**TASK STATEMENT**
Skip all pictures, then print the remaining material exactly.

**SUPPLIED MATERIAL**
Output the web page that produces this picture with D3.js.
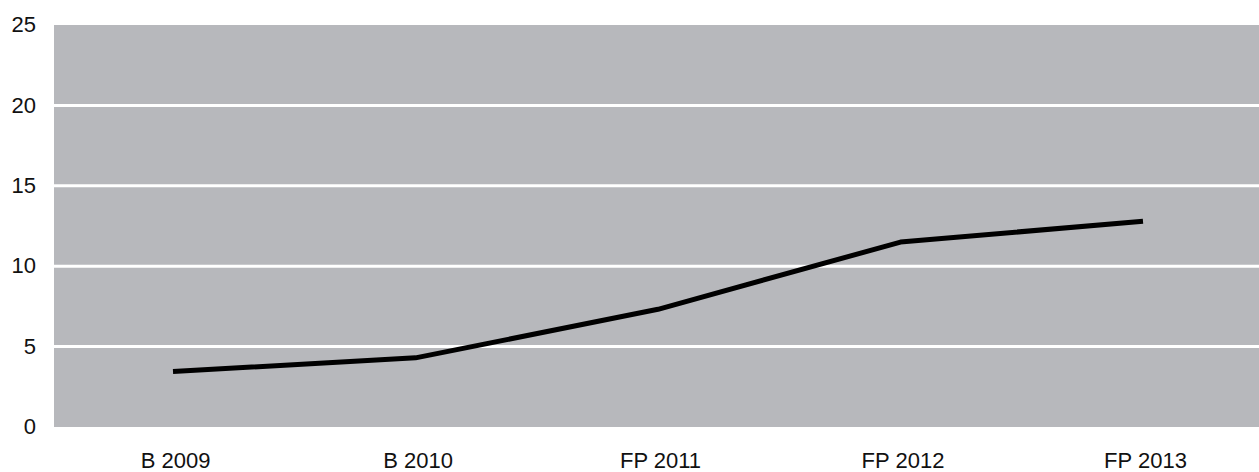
<!DOCTYPE html>
<html>
<head>
<meta charset="utf-8">
<script src="https://cdn.jsdelivr.net/npm/d3@7"></script>
<style>
  html, body { margin: 0; padding: 0; background: #fff; }
  svg { display: block; }
  text { font-family: "Liberation Sans", Arial, Helvetica, sans-serif; fill: #111; }
</style>
</head>
<body>
<svg id="chart" width="1259" height="472"></svg>
<script>
const categories = ["B 2009", "B 2010", "FP 2011", "FP 2012", "FP 2013"];
const values = [3.45, 4.3, 7.32, 11.5, 12.8];
const yTicks = [0, 5, 10, 15, 20, 25];

const W = 1259, H = 472;
const plot = { left: 54, right: 1259, top: 25, bottom: 427 };
const fontSize = 22;

const svg = d3.select("#chart");

const x = d3.scalePoint()
  .domain(categories)
  .range([plot.left + 119, plot.right - 116]);

const y = d3.scaleLinear()
  .domain([0, 25])
  .range([plot.bottom, plot.top]);

// grey plot background
svg.append("rect")
  .attr("x", plot.left)
  .attr("y", plot.top)
  .attr("width", plot.right - plot.left)
  .attr("height", plot.bottom - plot.top)
  .attr("fill", "#b7b8bc");

// white horizontal gridlines (inner ticks only)
svg.append("g")
  .selectAll("line")
  .data(yTicks.filter(t => t > 0 && t < 25))
  .join("line")
  .attr("x1", plot.left)
  .attr("x2", plot.right)
  .attr("y1", d => y(d))
  .attr("y2", d => y(d))
  .attr("stroke", "#ffffff")
  .attr("stroke-width", 3);

// y axis labels
const yAxis = d3.axisLeft(y).tickValues(yTicks).tickSize(0).tickPadding(0);
const gy = svg.append("g")
  .attr("transform", `translate(36,0)`)
  .call(yAxis);
gy.select(".domain").remove();
gy.selectAll("text")
  .attr("font-size", fontSize)
  .attr("dy", "0.3em")
  .style("font-family", '"Liberation Sans", Arial, sans-serif')
  .attr("fill", "#111");

// x axis labels
const xAxis = d3.axisBottom(x).tickSize(0).tickPadding(0);
const gx = svg.append("g")
  .attr("transform", `translate(2,452)`)
  .call(xAxis);
gx.select(".domain").remove();
gx.selectAll("text")
  .attr("font-size", fontSize)
  .attr("dy", "0.71em")
  .style("font-family", '"Liberation Sans", Arial, sans-serif')
  .attr("fill", "#111");

// data line
const line = d3.line()
  .x((d, i) => x(categories[i]))
  .y(d => y(d));

svg.append("path")
  .datum(values)
  .attr("d", line)
  .attr("fill", "none")
  .attr("stroke", "#000")
  .attr("stroke-width", 5)
  .attr("stroke-linejoin", "round");
</script>
</body>
</html>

**FINAL RESULT**
Output the web page that produces this picture with D3.js.
<!DOCTYPE html>
<html>
<head>
<meta charset="utf-8">
<script src="https://cdn.jsdelivr.net/npm/d3@7"></script>
<style>
  html, body { margin: 0; padding: 0; background: #fff; }
  svg { display: block; }
  text { font-family: "Liberation Sans", Arial, Helvetica, sans-serif; fill: #111; }
</style>
</head>
<body>
<svg id="chart" width="1259" height="472"></svg>
<script>
const categories = ["B 2009", "B 2010", "FP 2011", "FP 2012", "FP 2013"];
const values = [3.45, 4.3, 7.32, 11.5, 12.8];
const yTicks = [0, 5, 10, 15, 20, 25];

const W = 1259, H = 472;
const plot = { left: 54, right: 1259, top: 25, bottom: 427 };
const fontSize = 22;

const svg = d3.select("#chart");

const x = d3.scalePoint()
  .domain(categories)
  .range([plot.left + 119, plot.right - 116]);

const y = d3.scaleLinear()
  .domain([0, 25])
  .range([plot.bottom, plot.top]);

// grey plot background
svg.append("rect")
  .attr("x", plot.left)
  .attr("y", plot.top)
  .attr("width", plot.right - plot.left)
  .attr("height", plot.bottom - plot.top)
  .attr("fill", "#b7b8bc");

// white horizontal gridlines (inner ticks only)
svg.append("g")
  .selectAll("line")
  .data(yTicks.filter(t => t > 0 && t < 25))
  .join("line")
  .attr("x1", plot.left)
  .attr("x2", plot.right)
  .attr("y1", d => y(d))
  .attr("y2", d => y(d))
  .attr("stroke", "#ffffff")
  .attr("stroke-width", 3);

// y axis labels
const yAxis = d3.axisLeft(y).tickValues(yTicks).tickSize(0).tickPadding(0);
const gy = svg.append("g")
  .attr("transform", `translate(36,0)`)
  .call(yAxis);
gy.select(".domain").remove();
gy.selectAll("text")
  .attr("font-size", fontSize)
  .attr("dy", "0.3em")
  .style("font-family", '"Liberation Sans", Arial, sans-serif')
  .attr("fill", "#111");

// x axis labels
const xAxis = d3.axisBottom(x).tickSize(0).tickPadding(0);
const gx = svg.append("g")
  .attr("transform", `translate(2,452)`)
  .call(xAxis);
gx.select(".domain").remove();
gx.selectAll("text")
  .attr("font-size", fontSize)
  .attr("dy", "0.71em")
  .style("font-family", '"Liberation Sans", Arial, sans-serif')
  .attr("fill", "#111");

// data line
const line = d3.line()
  .x((d, i) => x(categories[i]))
  .y(d => y(d));

svg.append("path")
  .datum(values)
  .attr("d", line)
  .attr("fill", "none")
  .attr("stroke", "#000")
  .attr("stroke-width", 5)
  .attr("stroke-linejoin", "round");
</script>
</body>
</html>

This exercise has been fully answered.